What’s also notable is how much experimentation there is – take a winery like I Greppi, run on fiercely scientific lines and working with UC Davis to further its commitment ‘to advancing the quality and understanding of wine produced in Bolgheri.’
‘We’re a young region,’ Albiera Antinori says. ‘We’ve got producers of many different backgrounds – local, foreign, big and small, young and old. You can feel the terroir in the wines, but everyone is finding their own interpretation and expression of the land. It’s an experimental appellation.’
The rise of Cabernet Franc
It’s likely that in five years’ time, the wines at DiVino Bolgheri will show more coherence of style, their rough edges polished. Bolgheri is already one of Italy’s most expensive vineyard areas and that will only increase. ‘There will be pressure to conform to a style,’ Crow suggests – whether that style will tend to the opulence of Ornellaia (Merlot) or the restraint of Sassicaia (Cabernet Sauvignon) is open to question. Already, at Masseto, winemaker Axel Heinz told me he is using Cabernet Franc to ‘mitigate the opulence of the Merlot and add a little tightness’ to the finish. The 2019 has a small amount and the 2020 5% Cabernet Franc, from the hectare or so of the grape that’s planted alongside the estate’s 11ha of Merlot.
Heinz, who has been at Ornellaia and Masseto since 2005, has always said that working with Masseto’s 11ha of sloping blue-clay vineyard on the eastern edge of Bolgheri has been a process of discovery. He’s working on a massal selection of Cabernet Sauvignon, he says (there’s one vineyard due for replanting), but with no concrete plans for how it might be used.

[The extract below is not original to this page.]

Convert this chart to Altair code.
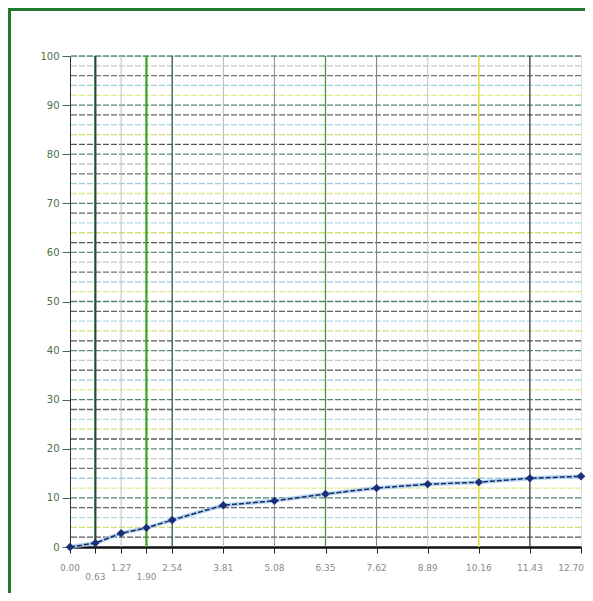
import altair as alt
import pandas as pd

# ---- data ----
x_vals = [0.00, 0.63, 1.27, 1.90, 2.54, 3.81, 5.08, 6.35, 7.62, 8.89, 10.16, 11.43, 12.70]
y_vals = [0.0, 0.8, 2.8, 3.9, 5.5, 8.5, 9.4, 10.8, 12.0, 12.8, 13.2, 14.0, 14.4]
x_labels = ["0.00", "0.63", "1.27", "1.90", "2.54", "3.81", "5.08",
            "6.35", "7.62", "8.89", "10.16", "11.43", "12.70"]
lower_labels = ["0.63", "1.90"]
edge_labels = ["12.70"]
y_ticks = list(range(0, 101, 10))

W, H = 511, 491

pts = pd.DataFrame({"x": x_vals, "y": y_vals})

# styling for the scanned-paper grid
h_palette = ["#3a3a3a", "#c9d85a", "#9fd3e0", "#4a4a4a", "#2f6f55",
             "#e2e27a", "#8cc6d6", "#5a5a5a", "#bdbdbd", "#3d7d62"]
h_lines = pd.DataFrame({"y": list(range(2, 101, 2))})
h_lines["c"] = [h_palette[i % len(h_palette)] for i in range(len(h_lines))]

v_style = {0.63: ("#1f4f2f", 2.2), 1.27: ("#b8c8b8", 1), 1.90: ("#3aa020", 2.2),
           2.54: ("#3f5f4f", 1.4), 3.81: ("#b0b8b0", 1), 5.08: ("#8a8a8a", 1),
           6.35: ("#4f8f3f", 1.3), 7.62: ("#7a7a7a", 1), 8.89: ("#c0c8c0", 1),
           10.16: ("#e0e040", 1.6), 11.43: ("#3a3a3a", 1.3)}
v_lines = pd.DataFrame({"x": list(v_style.keys()),
                        "c": [v[0] for v in v_style.values()],
                        "w": [v[1] for v in v_style.values()]})

labels = pd.DataFrame({"x": x_vals, "lab": x_labels})
labels["low"] = labels["lab"].isin(lower_labels)
labels["edge"] = labels["lab"].isin(edge_labels)

xs = alt.Scale(domain=[0, 12.70], nice=False, zero=True)
ys = alt.Scale(domain=[0, 100], nice=False)

x_axis = alt.Axis(values=x_vals, labels=False, grid=False, tickSize=6, tickColor="#222222",
                  domainColor="#111111", domainWidth=2.5, title=None)
y_axis = alt.Axis(values=y_ticks, grid=False, tickSize=8, tickColor="#556655",
                  domainColor="#333333", domainWidth=1, labelColor="#4f6f4a",
                  labelFont="DejaVu Sans", labelFontSize=10, labelPadding=3, title=None)

X = alt.X("x:Q", scale=xs, axis=x_axis)
Y = alt.Y("y:Q", scale=ys, axis=y_axis)

hgrid = alt.Chart(h_lines).mark_rule(strokeDash=[6, 2], strokeWidth=1.3, opacity=0.85).encode(
    y=Y, color=alt.Color("c:N", scale=None))

vgrid = alt.Chart(v_lines).mark_rule().encode(
    x=X, color=alt.Color("c:N", scale=None), strokeWidth=alt.StrokeWidth("w:Q", scale=None))

glow = alt.Chart(pts).mark_line(color="#9fc8ee", strokeWidth=4, opacity=0.8).encode(x=X, y=Y)
line = alt.Chart(pts).mark_line(color="#1b2a5a", strokeWidth=1.5, strokeDash=[5, 2]).encode(x=X, y=Y)
points = alt.Chart(pts).mark_point(shape="diamond", filled=True, size=70, color="#1a2f78",
                                   opacity=1).encode(x=X, y=Y)

txt = dict(fontSize=9, color="#8a8a8a", font="DejaVu Sans", baseline="middle")
lab_hi = alt.Chart(labels).transform_filter("!datum.low && !datum.edge").mark_text(**txt).encode(
    x=X, y=alt.value(H + 21), text="lab:N")
lab_lo = alt.Chart(labels).transform_filter("datum.low").mark_text(**txt).encode(
    x=X, y=alt.value(H + 30), text="lab:N")
lab_edge = alt.Chart(labels).transform_filter("datum.edge").mark_text(
    align="right", dx=3, **txt).encode(x=X, y=alt.value(H + 21), text="lab:N")

frame = alt.Chart(pts).mark_rect(fill=None, stroke="#1f7a2f", strokeWidth=3).encode(
    x=alt.value(-61), x2=alt.value(W + 40), y=alt.value(-47), y2=alt.value(H + 80))

chart = alt.layer(hgrid, vgrid, glow, line, points, lab_hi, lab_lo, lab_edge, frame).properties(
    width=W, height=H,
    autosize=alt.AutoSizeParams(type="none"),
    padding={"left": 62, "top": 48, "right": 4, "bottom": 46},
).configure_view(stroke=None).configure(background="white")

chart.save("out.html", embed_options={"renderer": "svg", "actions": False})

Cabernet Franc could be a real calling-card for the region
Bolgheri will continue to develop and finesse the Bordeaux varieties – at present they make up more than 80% of Bolgheri’s 1,370ha, with Cabernet Sauvignon and Merlot covering half that area. But the eminence of these stalwarts is being challenged by Cabernet Franc, which is loved for its freshness and texture. ‘It does a fantastic job of expressing terroir,’ says Crow, noting how differently it behaves on sandy and clay soils. He namechecks two 100% Cabernet Francs: the Paleo of Le Macchiole on sandy soil and Poggio al Tesoro’s Dedicato a Walter, with more clay. ‘The first is a lighter style with delicate perfume, the second more dark fruit with depth and concentration.’ Zyw is another cheerleader for Cabernet Franc. ‘It could be a real calling-card for the region.’
A region looking to the stars
Thunderstorms were forecast for the night of the great dinner in the Viale dei Cipressi, but in the event they happened inland; guests ate, drank and gossiped under a velvety, star-bright sky. To say the mood was upbeat wouldn’t be doing it justice. Albiera Antinori isn’t surprised. ‘This is a region that gives wonderful wines. Everybody’s in a good mood. It’s not difficult to make it work.’